What this task involves:
Scan the records below for lines with the word "source", then state how many you find and nothing else.

Plotting code records
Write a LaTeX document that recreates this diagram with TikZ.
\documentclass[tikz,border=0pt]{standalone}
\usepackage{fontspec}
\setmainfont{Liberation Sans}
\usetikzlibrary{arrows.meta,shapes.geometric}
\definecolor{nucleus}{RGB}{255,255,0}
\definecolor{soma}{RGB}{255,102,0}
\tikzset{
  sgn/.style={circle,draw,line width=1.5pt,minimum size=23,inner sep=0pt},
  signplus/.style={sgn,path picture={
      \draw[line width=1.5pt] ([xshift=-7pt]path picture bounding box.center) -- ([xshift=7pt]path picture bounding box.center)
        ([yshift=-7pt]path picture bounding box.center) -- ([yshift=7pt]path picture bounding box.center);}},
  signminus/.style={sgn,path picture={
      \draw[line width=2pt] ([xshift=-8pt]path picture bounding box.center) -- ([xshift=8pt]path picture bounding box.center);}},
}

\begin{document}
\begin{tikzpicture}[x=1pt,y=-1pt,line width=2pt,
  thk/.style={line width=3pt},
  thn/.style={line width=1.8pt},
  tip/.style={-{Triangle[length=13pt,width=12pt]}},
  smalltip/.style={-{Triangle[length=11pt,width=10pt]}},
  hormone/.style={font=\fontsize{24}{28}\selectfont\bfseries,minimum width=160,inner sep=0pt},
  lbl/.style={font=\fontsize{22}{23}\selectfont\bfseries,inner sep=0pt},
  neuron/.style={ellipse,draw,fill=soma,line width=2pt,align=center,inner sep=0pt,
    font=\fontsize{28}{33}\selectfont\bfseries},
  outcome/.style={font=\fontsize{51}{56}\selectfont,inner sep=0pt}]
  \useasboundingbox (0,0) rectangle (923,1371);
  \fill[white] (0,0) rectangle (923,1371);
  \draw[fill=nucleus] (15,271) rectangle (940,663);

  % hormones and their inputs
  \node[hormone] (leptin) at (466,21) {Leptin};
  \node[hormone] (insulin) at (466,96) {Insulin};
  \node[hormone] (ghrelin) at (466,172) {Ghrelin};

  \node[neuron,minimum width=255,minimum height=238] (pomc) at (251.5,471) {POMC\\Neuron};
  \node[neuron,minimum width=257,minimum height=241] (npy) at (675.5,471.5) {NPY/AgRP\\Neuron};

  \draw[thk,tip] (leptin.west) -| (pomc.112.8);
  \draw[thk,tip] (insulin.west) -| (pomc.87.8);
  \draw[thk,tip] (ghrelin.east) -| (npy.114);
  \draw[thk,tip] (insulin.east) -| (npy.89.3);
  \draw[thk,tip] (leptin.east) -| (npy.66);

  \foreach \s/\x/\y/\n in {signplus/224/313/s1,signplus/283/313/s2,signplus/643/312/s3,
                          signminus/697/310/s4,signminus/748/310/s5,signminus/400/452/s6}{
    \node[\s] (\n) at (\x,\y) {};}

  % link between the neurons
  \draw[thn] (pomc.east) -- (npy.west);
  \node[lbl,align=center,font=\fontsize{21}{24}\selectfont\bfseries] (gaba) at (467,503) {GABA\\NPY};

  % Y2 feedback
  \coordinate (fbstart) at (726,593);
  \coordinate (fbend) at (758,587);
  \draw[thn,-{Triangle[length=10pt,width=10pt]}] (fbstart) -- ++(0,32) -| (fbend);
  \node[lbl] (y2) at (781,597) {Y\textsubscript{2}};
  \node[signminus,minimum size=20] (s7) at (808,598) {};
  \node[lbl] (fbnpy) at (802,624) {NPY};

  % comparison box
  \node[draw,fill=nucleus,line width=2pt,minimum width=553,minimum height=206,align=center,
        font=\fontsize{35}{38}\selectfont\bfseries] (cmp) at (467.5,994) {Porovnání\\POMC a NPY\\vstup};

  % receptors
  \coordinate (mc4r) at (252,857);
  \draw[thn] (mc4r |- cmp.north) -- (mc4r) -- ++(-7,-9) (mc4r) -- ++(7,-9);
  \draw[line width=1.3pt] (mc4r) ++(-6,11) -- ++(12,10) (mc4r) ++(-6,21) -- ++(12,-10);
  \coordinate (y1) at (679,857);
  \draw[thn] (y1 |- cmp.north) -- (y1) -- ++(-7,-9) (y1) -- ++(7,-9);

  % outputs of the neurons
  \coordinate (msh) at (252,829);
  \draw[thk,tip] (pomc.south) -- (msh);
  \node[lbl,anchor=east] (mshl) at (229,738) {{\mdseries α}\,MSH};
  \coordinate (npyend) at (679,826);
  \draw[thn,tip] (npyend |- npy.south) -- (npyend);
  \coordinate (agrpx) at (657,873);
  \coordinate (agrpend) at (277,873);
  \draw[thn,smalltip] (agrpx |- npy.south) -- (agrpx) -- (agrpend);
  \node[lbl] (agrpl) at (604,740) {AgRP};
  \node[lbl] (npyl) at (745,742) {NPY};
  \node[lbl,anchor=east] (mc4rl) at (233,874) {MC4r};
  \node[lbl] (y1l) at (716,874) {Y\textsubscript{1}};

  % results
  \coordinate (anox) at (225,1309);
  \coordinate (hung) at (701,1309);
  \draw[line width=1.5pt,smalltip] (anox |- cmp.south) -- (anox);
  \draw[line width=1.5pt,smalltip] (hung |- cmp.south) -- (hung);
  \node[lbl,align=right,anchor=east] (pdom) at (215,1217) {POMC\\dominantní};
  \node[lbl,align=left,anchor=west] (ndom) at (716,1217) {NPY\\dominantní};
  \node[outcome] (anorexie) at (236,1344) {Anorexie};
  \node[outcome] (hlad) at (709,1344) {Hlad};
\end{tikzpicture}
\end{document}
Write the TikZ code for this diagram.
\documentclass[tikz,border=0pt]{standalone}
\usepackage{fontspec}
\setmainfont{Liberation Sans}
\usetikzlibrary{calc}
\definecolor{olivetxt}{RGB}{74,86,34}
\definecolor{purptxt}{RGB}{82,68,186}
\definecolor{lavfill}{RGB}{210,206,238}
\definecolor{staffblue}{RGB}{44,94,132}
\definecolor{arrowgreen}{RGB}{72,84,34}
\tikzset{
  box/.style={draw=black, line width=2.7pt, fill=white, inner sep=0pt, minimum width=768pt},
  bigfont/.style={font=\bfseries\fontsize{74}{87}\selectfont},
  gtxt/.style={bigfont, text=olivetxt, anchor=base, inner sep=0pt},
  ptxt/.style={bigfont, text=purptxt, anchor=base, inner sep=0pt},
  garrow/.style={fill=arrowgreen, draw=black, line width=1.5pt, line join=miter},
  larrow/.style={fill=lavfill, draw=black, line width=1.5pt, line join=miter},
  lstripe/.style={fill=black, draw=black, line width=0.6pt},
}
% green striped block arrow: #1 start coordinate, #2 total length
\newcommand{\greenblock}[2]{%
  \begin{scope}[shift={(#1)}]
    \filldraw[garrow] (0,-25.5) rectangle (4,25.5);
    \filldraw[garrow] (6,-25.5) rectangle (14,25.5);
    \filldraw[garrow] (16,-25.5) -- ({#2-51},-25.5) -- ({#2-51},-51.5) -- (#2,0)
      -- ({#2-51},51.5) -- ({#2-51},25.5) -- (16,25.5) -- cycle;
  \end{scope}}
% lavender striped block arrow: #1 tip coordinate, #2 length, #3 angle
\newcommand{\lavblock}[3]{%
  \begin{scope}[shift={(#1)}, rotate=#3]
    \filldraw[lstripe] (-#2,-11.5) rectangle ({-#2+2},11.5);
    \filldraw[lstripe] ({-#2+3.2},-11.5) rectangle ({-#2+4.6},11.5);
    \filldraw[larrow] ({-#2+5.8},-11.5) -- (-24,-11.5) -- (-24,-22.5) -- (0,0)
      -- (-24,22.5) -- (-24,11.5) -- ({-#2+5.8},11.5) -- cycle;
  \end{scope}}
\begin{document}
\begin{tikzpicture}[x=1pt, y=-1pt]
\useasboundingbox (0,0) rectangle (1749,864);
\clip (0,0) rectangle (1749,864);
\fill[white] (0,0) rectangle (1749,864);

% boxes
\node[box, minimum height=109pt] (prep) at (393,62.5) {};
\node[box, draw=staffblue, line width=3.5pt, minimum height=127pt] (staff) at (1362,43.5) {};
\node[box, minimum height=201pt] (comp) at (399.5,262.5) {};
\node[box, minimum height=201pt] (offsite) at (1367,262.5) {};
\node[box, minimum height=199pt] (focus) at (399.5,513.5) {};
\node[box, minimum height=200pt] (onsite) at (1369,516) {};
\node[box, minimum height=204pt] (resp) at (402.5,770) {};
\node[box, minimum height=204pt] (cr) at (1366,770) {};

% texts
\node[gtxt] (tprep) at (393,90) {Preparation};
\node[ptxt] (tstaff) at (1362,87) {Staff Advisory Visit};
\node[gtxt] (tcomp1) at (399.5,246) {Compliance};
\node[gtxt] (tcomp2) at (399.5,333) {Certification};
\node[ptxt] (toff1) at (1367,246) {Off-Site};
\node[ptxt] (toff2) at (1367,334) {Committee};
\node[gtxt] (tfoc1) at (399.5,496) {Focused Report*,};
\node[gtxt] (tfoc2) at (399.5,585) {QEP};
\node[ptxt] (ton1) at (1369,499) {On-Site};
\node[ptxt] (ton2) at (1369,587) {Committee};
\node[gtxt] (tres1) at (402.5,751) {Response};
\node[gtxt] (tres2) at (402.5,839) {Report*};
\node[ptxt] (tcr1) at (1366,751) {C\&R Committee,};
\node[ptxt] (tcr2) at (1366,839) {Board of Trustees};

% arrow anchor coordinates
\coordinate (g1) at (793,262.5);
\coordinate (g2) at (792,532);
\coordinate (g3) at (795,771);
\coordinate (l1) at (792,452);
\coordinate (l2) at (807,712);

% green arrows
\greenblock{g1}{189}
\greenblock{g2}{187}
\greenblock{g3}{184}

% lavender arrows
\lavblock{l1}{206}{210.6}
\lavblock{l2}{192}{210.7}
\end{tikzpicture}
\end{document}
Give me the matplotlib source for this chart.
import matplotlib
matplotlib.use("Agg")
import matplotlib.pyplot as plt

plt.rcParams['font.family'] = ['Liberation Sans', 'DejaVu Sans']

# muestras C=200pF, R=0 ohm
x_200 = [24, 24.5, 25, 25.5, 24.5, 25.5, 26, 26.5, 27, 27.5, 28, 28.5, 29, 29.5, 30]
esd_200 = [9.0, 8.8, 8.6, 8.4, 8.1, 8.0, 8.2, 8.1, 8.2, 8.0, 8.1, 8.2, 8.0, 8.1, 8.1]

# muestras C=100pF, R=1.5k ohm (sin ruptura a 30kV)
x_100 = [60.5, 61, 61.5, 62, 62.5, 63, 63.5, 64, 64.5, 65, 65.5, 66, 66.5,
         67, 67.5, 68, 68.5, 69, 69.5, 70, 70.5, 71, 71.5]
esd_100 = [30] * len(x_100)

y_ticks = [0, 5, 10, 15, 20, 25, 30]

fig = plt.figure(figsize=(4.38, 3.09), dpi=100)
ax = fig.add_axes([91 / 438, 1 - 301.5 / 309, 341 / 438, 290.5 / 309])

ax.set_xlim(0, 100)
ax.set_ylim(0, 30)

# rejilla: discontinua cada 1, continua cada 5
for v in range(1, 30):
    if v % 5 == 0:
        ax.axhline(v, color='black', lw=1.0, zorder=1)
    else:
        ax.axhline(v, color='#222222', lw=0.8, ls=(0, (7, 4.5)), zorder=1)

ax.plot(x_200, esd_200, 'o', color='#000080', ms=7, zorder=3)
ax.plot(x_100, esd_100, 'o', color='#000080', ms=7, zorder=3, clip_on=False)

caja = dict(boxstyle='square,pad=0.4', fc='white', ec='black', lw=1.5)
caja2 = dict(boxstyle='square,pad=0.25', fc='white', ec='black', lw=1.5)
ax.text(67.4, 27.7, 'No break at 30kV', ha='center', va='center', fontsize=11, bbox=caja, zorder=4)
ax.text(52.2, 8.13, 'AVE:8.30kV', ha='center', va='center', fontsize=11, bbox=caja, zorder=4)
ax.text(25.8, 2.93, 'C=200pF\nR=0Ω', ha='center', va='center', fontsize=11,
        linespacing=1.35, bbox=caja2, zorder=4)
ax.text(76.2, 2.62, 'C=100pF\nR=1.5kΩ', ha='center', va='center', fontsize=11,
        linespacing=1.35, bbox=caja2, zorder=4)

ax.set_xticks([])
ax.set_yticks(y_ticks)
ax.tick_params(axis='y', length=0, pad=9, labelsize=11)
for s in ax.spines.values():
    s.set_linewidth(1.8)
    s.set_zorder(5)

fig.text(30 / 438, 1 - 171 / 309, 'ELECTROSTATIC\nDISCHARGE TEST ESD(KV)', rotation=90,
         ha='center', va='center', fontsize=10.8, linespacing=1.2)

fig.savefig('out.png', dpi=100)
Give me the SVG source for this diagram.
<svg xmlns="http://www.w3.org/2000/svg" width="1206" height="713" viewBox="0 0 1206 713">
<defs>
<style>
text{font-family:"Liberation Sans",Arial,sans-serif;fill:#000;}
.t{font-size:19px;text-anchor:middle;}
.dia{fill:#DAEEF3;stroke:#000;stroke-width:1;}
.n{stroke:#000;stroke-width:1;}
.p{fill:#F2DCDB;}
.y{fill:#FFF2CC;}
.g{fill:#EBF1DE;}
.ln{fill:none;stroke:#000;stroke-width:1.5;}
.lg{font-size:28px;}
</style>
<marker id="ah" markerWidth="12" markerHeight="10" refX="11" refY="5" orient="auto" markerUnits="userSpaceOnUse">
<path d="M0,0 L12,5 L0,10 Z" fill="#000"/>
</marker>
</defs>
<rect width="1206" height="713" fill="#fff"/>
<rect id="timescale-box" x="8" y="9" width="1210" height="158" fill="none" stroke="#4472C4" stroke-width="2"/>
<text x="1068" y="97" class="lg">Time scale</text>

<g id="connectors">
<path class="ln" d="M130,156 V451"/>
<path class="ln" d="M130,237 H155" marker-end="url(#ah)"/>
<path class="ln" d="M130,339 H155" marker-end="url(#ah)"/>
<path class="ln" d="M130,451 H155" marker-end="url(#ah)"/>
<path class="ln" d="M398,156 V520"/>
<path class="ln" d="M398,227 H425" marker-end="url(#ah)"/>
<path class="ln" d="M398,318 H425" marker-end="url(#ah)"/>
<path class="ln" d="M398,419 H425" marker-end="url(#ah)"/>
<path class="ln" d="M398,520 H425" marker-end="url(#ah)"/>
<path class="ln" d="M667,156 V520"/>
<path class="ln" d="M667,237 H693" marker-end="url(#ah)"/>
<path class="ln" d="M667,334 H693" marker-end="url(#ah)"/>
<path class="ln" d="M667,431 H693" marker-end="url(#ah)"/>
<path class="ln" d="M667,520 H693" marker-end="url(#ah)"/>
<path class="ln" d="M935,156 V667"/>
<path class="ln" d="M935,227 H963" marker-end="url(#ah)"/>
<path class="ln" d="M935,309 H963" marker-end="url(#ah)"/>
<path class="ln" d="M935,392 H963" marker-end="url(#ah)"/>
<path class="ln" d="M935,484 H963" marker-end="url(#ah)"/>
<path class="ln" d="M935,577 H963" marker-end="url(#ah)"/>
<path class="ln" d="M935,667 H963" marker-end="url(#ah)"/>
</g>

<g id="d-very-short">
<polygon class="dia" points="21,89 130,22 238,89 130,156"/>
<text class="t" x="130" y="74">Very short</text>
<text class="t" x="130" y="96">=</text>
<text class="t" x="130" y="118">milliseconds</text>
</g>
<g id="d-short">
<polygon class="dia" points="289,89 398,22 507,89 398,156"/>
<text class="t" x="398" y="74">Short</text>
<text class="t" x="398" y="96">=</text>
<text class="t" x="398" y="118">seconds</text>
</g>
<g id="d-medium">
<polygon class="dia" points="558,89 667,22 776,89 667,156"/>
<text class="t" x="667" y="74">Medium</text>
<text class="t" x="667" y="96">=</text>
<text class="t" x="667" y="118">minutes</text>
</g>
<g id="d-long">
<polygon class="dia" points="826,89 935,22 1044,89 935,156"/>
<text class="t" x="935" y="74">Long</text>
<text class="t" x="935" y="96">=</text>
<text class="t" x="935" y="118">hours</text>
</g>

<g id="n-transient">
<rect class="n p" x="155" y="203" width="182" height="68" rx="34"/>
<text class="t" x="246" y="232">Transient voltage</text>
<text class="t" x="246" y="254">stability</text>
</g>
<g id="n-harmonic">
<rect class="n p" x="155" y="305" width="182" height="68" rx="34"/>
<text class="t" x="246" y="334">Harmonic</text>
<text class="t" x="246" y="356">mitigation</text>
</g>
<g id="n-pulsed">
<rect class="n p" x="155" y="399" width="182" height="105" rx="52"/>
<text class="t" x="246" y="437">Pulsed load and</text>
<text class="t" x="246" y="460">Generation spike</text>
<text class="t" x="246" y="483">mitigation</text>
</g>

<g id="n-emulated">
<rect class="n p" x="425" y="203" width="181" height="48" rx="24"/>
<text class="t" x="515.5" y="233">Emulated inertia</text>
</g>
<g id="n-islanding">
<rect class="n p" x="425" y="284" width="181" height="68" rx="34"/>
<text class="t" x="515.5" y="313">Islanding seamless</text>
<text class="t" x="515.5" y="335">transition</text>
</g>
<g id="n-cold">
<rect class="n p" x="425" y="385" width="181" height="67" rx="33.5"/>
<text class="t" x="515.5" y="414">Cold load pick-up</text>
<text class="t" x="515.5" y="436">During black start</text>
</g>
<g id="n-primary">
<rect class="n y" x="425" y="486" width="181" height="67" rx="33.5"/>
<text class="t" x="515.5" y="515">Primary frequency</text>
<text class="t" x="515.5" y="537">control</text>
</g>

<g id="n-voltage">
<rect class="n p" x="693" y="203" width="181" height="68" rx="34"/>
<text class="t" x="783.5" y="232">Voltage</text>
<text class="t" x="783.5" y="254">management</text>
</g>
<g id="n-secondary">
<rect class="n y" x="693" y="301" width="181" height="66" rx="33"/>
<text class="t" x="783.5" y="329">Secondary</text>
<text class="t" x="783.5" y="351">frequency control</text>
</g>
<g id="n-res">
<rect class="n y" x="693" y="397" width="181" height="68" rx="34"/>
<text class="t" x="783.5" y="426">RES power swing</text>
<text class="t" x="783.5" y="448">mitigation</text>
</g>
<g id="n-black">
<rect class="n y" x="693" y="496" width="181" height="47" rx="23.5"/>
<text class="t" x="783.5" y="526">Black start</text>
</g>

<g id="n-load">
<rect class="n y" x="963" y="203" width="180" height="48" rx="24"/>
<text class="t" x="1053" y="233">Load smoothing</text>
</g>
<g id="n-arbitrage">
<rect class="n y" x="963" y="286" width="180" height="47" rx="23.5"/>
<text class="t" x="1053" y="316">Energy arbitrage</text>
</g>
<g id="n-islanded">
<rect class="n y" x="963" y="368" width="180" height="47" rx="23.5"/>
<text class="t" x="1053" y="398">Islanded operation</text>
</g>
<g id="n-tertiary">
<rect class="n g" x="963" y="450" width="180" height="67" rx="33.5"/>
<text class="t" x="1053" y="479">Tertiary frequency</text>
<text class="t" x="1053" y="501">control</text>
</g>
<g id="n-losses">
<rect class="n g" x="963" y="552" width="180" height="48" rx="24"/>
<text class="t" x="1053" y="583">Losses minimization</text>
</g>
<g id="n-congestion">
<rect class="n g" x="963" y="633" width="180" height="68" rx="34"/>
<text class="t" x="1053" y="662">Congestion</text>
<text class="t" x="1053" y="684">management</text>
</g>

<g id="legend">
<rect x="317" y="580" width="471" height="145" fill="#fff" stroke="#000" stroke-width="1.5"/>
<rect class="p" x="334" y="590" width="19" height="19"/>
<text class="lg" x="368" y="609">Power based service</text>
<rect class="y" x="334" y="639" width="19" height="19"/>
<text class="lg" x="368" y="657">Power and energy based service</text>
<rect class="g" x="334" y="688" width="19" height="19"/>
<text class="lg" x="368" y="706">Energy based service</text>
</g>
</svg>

Result of the task:
2